Monday, February 2, 2009

Summary of The Literature of Slavery and Freedom 1746-1865

For my reading assignment I am basically summarizing the introduction part of the reading. While reading the section I have picked up on a few things that I was unaware of before. This was my first time hearing ever being introduced to the book by David Walker’s Appeal to the Coloured Citizens of the World (1829). This book basically mixed slavery in with religion; he thinks that if slavery is not abolished then God will have vengeance on the United States. I became clear that the book states the intention of slavery was to create in the slave a sense of complete alienation from all human ties except those that bound him or her in absolute dependence to the master’s will.
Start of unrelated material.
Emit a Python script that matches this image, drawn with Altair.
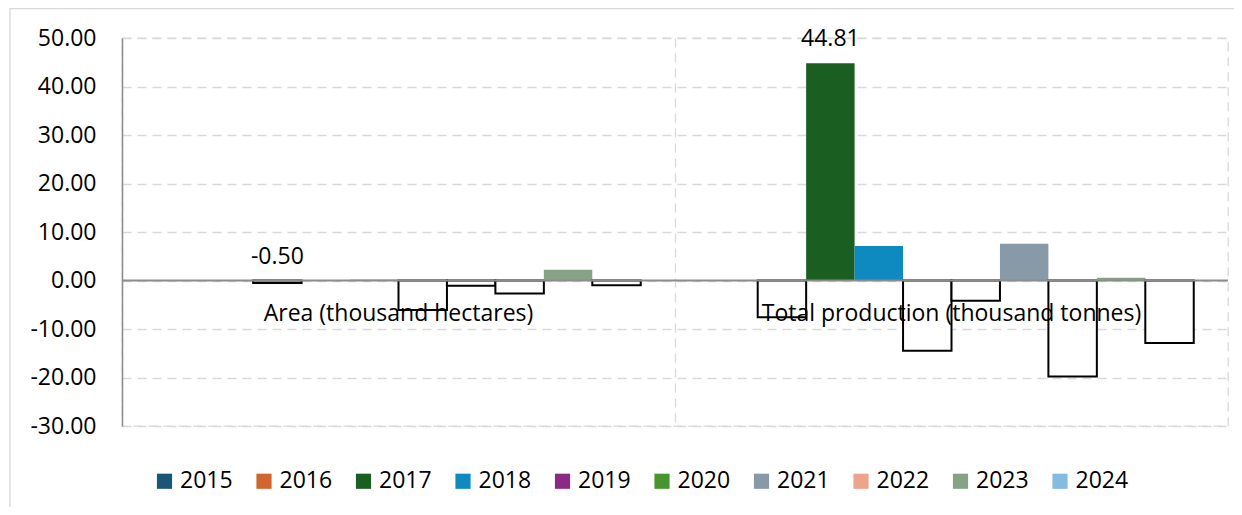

I learned a little bit more about Nat Turner, who lead what people call the “greatest revolt ever”. This was my first time reading about a woman name Charlotte Forten, the daughter of an influential Philadelphia civil rights activist and author of the most widely read African American diary of the nineteenth century. Her diary spoke of the Emancipation Proclamation and the hope it brings in her journal. The reading also highlights specific days and events such as December 6, 1865, when the thirteenth amendment was passed and it abolished slavery. It also talks about how Thomas Jefferson’s’ Notes on the State of Virginia greatly influenced racism in America. All together the reading was very detailed about the events that happened between the years of 1746-1865, especially in the area of African American history.